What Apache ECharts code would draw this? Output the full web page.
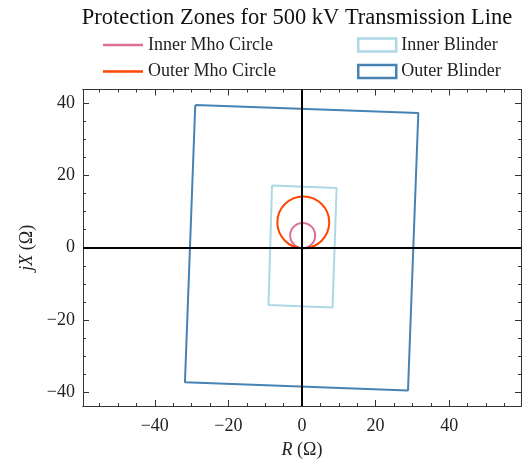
<!DOCTYPE html>
<html>
<head>
<meta charset="utf-8">
<script src="https://cdn.jsdelivr.net/npm/echarts@6/dist/echarts.min.js"></script>
<style>
  html, body { margin: 0; padding: 0; background: #fff; }
  #chart { width: 531px; height: 464px; }
</style>
</head>
<body>
<div id="chart"></div>
<script>
// Mho circles: [centerR, centerX, radius] in ohms (each passes through the origin)
const innerMho = [0.18, 3.4, 3.4];
const outerMho = [0.35, 7.05, 7.05];

// Blinder quadrilaterals, corners in ohms (closed loop)
const innerBlinder = [[-8.15, 17.3], [9.4, 16.6], [8.3, -16.6], [-9.1, -15.9], [-8.15, 17.3]];
const outerBlinder = [[-29.0, 39.6], [31.6, 37.4], [28.8, -39.6], [-31.8, -37.3], [-29.0, 39.6]];

// Axis ticks
const majorTicks = [-40, -20, 0, 20, 40];
const minorTicksX = [-55, -50, -45, -35, -30, -25, -15, -10, -5, 5, 10, 15, 25, 30, 35, 45, 50, 55];
const minorTicksY = [-35, -30, -25, -15, -10, -5, 5, 10, 15, 25, 30, 35];

const xRange = [-59.5, 59.5];
const yRange = [-43.9, 43.9];

const FONT = "'Liberation Serif', 'DejaVu Serif', serif";
const FRAME = '#333';
const COLORS = {
  innerMho: '#db7093',
  outerMho: '#ff4500',
  innerBlinder: '#add8e6',
  outerBlinder: '#4682b4'
};

const chart = echarts.init(document.getElementById('chart'), null, { renderer: 'canvas' });

function minus(v) { return String(v).replace('-', '\u2212'); }

function axisSet(pos, range, ticks, len, withLabels, name) {
  const a = {
    type: 'value',
    position: pos,
    min: range[0],
    max: range[1],
    splitLine: { show: false },
    axisLine: { show: true, onZero: false, lineStyle: { color: FRAME, width: 1 } },
    axisTick: { show: true, inside: true, length: len, customValues: ticks, lineStyle: { color: FRAME, width: 1 } },
    axisLabel: withLabels ? {
      show: true, customValues: majorTicks, formatter: minus, margin: pos === 'bottom' ? 11 : 8,
      fontFamily: FONT, fontSize: 18, color: '#222'
    } : { show: false }
  };
  if (name) Object.assign(a, name);
  return a;
}

function circleSeries(name, c, color) {
  return {
    name: name,
    type: 'custom',
    xAxisIndex: 0, yAxisIndex: 0,
    data: [c],
    itemStyle: { color: color },
    z: 4,
    renderItem: function (params, api) {
      const p = api.coord([api.value(0), api.value(1)]);
      const r = api.size([api.value(2), 0])[0];
      return {
        type: 'circle',
        shape: { cx: p[0], cy: p[1], r: r },
        style: { fill: 'none', stroke: color, lineWidth: 2 }
      };
    }
  };
}

function blinderSeries(name, pts, color) {
  return {
    name: name,
    type: 'line',
    xAxisIndex: 0, yAxisIndex: 0,
    data: pts,
    symbol: 'none',
    z: 3,
    itemStyle: { color: color },
    lineStyle: { color: color, width: 2 }
  };
}

const option = {
  animation: false,
  backgroundColor: '#fff',
  title: {
    text: 'Protection Zones for 500 kV Transmission Line',
    left: 292, top: 2, textAlign: 'center',
    textStyle: { fontFamily: FONT, fontSize: 22.5, fontWeight: 'normal', color: '#111' }
  },
  legend: [
    {
      orient: 'vertical', left: 98, top: 30, itemGap: 6.4,
      itemWidth: 40, itemHeight: 2.5, icon: 'rect',
      textStyle: { fontFamily: FONT, fontSize: 18, color: '#222', lineHeight: 20 },
      data: [
        { name: 'Inner Mho Circle', itemStyle: { color: COLORS.innerMho } },
        { name: 'Outer Mho Circle', itemStyle: { color: COLORS.outerMho } }
      ]
    },
    {
      orient: 'vertical', left: 352, top: 30, itemGap: 6.4,
      itemWidth: 38, itemHeight: 13,
      textStyle: { fontFamily: FONT, fontSize: 18, color: '#222', lineHeight: 20 },
      data: [
        { name: 'Inner Blinder', icon: 'rect', itemStyle: { color: 'rgba(0,0,0,0)', borderColor: COLORS.innerBlinder, borderWidth: 2.5 } },
        { name: 'Outer Blinder', icon: 'rect', itemStyle: { color: 'rgba(0,0,0,0)', borderColor: COLORS.outerBlinder, borderWidth: 2.5 } }
      ]
    }
  ],
  grid: { left: 83, right: 10, top: 89.5, bottom: 51.3, containLabel: false },
  xAxis: [
    axisSet('bottom', xRange, majorTicks, 6, true, {
      name: '{i|R} (Ω)', nameLocation: 'middle', nameGap: 35,
      nameTextStyle: { fontFamily: FONT, fontSize: 18, color: '#222',
        rich: { i: { fontFamily: FONT, fontSize: 18, fontStyle: 'italic', color: '#222' } } }
    }),
    axisSet('bottom', xRange, minorTicksX, 3, false),
    axisSet('top', xRange, majorTicks, 6, false),
    axisSet('top', xRange, minorTicksX, 3, false)
  ],
  yAxis: [
    axisSet('left', yRange, majorTicks, 6, true, {
      name: '{i|jX} (Ω)', nameLocation: 'middle', nameGap: 46,
      nameTextStyle: { fontFamily: FONT, fontSize: 18, color: '#222',
        rich: { i: { fontFamily: FONT, fontSize: 18, fontStyle: 'italic', color: '#222' } } }
    }),
    axisSet('left', yRange, minorTicksY, 3, false),
    axisSet('right', yRange, majorTicks, 6, false),
    axisSet('right', yRange, minorTicksY, 3, false)
  ],
  series: [
    blinderSeries('Inner Blinder', innerBlinder, COLORS.innerBlinder),
    blinderSeries('Outer Blinder', outerBlinder, COLORS.outerBlinder),
    circleSeries('Inner Mho Circle', innerMho, COLORS.innerMho),
    circleSeries('Outer Mho Circle', outerMho, COLORS.outerMho),
    {
      name: 'zero-lines',
      type: 'line',
      data: [],
      z: 6,
      markLine: {
        silent: true,
        symbol: 'none',
        animation: false,
        label: { show: false },
        lineStyle: { color: '#000', width: 2, type: 'solid' },
        data: [{ xAxis: 0 }, { yAxis: 0 }]
      }
    }
  ]
};

chart.setOption(option);
</script>
</body>
</html>
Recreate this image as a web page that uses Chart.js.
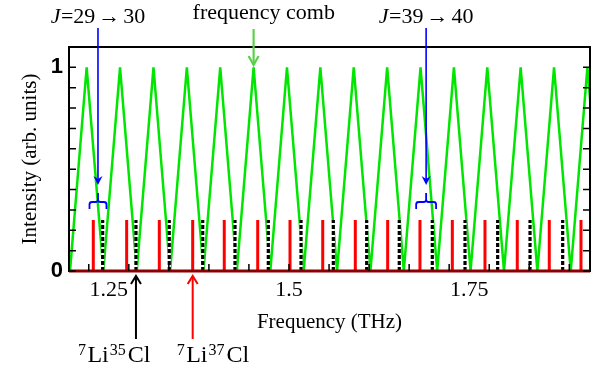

....................

Repeat the full listing above exactly, with no pictures in the copy.

What Apache ECharts code would draw this? Output the full web page.
<!DOCTYPE html>
<html>
<head>
<meta charset="utf-8">
<script src="https://cdn.jsdelivr.net/npm/echarts@6/dist/echarts.min.js"></script>
<style>
  html, body { margin: 0; padding: 0; background: #fff; }
  #chart { width: 531px; height: 464px; }
</style>
</head>
<body>
<div id="chart"></div>
<script>
// Mho circles: [centerR, centerX, radius] in ohms (each passes through the origin)
const innerMho = [0.18, 3.4, 3.4];
const outerMho = [0.35, 7.05, 7.05];

// Blinder quadrilaterals, corners in ohms (closed loop)
const innerBlinder = [[-8.15, 17.3], [9.4, 16.6], [8.3, -16.6], [-9.1, -15.9], [-8.15, 17.3]];
const outerBlinder = [[-29.0, 39.6], [31.6, 37.4], [28.8, -39.6], [-31.8, -37.3], [-29.0, 39.6]];

// Axis ticks
const majorTicks = [-40, -20, 0, 20, 40];
const minorTicksX = [-55, -50, -45, -35, -30, -25, -15, -10, -5, 5, 10, 15, 25, 30, 35, 45, 50, 55];
const minorTicksY = [-35, -30, -25, -15, -10, -5, 5, 10, 15, 25, 30, 35];

const xRange = [-59.5, 59.5];
const yRange = [-43.9, 43.9];

const FONT = "'Liberation Serif', 'DejaVu Serif', serif";
const FRAME = '#333';
const COLORS = {
  innerMho: '#db7093',
  outerMho: '#ff4500',
  innerBlinder: '#add8e6',
  outerBlinder: '#4682b4'
};

const chart = echarts.init(document.getElementById('chart'), null, { renderer: 'canvas' });

function minus(v) { return String(v).replace('-', '\u2212'); }

function axisSet(pos, range, ticks, len, withLabels, name) {
  const a = {
    type: 'value',
    position: pos,
    min: range[0],
    max: range[1],
    splitLine: { show: false },
    axisLine: { show: true, onZero: false, lineStyle: { color: FRAME, width: 1 } },
    axisTick: { show: true, inside: true, length: len, customValues: ticks, lineStyle: { color: FRAME, width: 1 } },
    axisLabel: withLabels ? {
      show: true, customValues: majorTicks, formatter: minus, margin: pos === 'bottom' ? 11 : 8,
      fontFamily: FONT, fontSize: 18, color: '#222'
    } : { show: false }
  };
  if (name) Object.assign(a, name);
  return a;
}

function circleSeries(name, c, color) {
  return {
    name: name,
    type: 'custom',
    xAxisIndex: 0, yAxisIndex: 0,
    data: [c],
    itemStyle: { color: color },
    z: 4,
    renderItem: function (params, api) {
      const p = api.coord([api.value(0), api.value(1)]);
      const r = api.size([api.value(2), 0])[0];
      return {
        type: 'circle',
        shape: { cx: p[0], cy: p[1], r: r },
        style: { fill: 'none', stroke: color, lineWidth: 2 }
      };
    }
  };
}

function blinderSeries(name, pts, color) {
  return {
    name: name,
    type: 'line',
    xAxisIndex: 0, yAxisIndex: 0,
    data: pts,
    symbol: 'none',
    z: 3,
    itemStyle: { color: color },
    lineStyle: { color: color, width: 2 }
  };
}

const option = {
  animation: false,
  backgroundColor: '#fff',
  title: {
    text: 'Protection Zones for 500 kV Transmission Line',
    left: 292, top: 2, textAlign: 'center',
    textStyle: { fontFamily: FONT, fontSize: 22.5, fontWeight: 'normal', color: '#111' }
  },
  legend: [
    {
      orient: 'vertical', left: 98, top: 30, itemGap: 6.4,
      itemWidth: 40, itemHeight: 2.5, icon: 'rect',
      textStyle: { fontFamily: FONT, fontSize: 18, color: '#222', lineHeight: 20 },
      data: [
        { name: 'Inner Mho Circle', itemStyle: { color: COLORS.innerMho } },
        { name: 'Outer Mho Circle', itemStyle: { color: COLORS.outerMho } }
      ]
    },
    {
      orient: 'vertical', left: 352, top: 30, itemGap: 6.4,
      itemWidth: 38, itemHeight: 13,
      textStyle: { fontFamily: FONT, fontSize: 18, color: '#222', lineHeight: 20 },
      data: [
        { name: 'Inner Blinder', icon: 'rect', itemStyle: { color: 'rgba(0,0,0,0)', borderColor: COLORS.innerBlinder, borderWidth: 2.5 } },
        { name: 'Outer Blinder', icon: 'rect', itemStyle: { color: 'rgba(0,0,0,0)', borderColor: COLORS.outerBlinder, borderWidth: 2.5 } }
      ]
    }
  ],
  grid: { left: 83, right: 10, top: 89.5, bottom: 51.3, containLabel: false },
  xAxis: [
    axisSet('bottom', xRange, majorTicks, 6, true, {
      name: '{i|R} (Ω)', nameLocation: 'middle', nameGap: 35,
      nameTextStyle: { fontFamily: FONT, fontSize: 18, color: '#222',
        rich: { i: { fontFamily: FONT, fontSize: 18, fontStyle: 'italic', color: '#222' } } }
    }),
    axisSet('bottom', xRange, minorTicksX, 3, false),
    axisSet('top', xRange, majorTicks, 6, false),
    axisSet('top', xRange, minorTicksX, 3, false)
  ],
  yAxis: [
    axisSet('left', yRange, majorTicks, 6, true, {
      name: '{i|jX} (Ω)', nameLocation: 'middle', nameGap: 46,
      nameTextStyle: { fontFamily: FONT, fontSize: 18, color: '#222',
        rich: { i: { fontFamily: FONT, fontSize: 18, fontStyle: 'italic', color: '#222' } } }
    }),
    axisSet('left', yRange, minorTicksY, 3, false),
    axisSet('right', yRange, majorTicks, 6, false),
    axisSet('right', yRange, minorTicksY, 3, false)
  ],
  series: [
    blinderSeries('Inner Blinder', innerBlinder, COLORS.innerBlinder),
    blinderSeries('Outer Blinder', outerBlinder, COLORS.outerBlinder),
    circleSeries('Inner Mho Circle', innerMho, COLORS.innerMho),
    circleSeries('Outer Mho Circle', outerMho, COLORS.outerMho),
    {
      name: 'zero-lines',
      type: 'line',
      data: [],
      z: 6,
      markLine: {
        silent: true,
        symbol: 'none',
        animation: false,
        label: { show: false },
        lineStyle: { color: '#000', width: 2, type: 'solid' },
        data: [{ xAxis: 0 }, { yAxis: 0 }]
      }
    }
  ]
};

chart.setOption(option);
</script>
</body>
</html>
Recreate this image as a web page that uses Chart.js.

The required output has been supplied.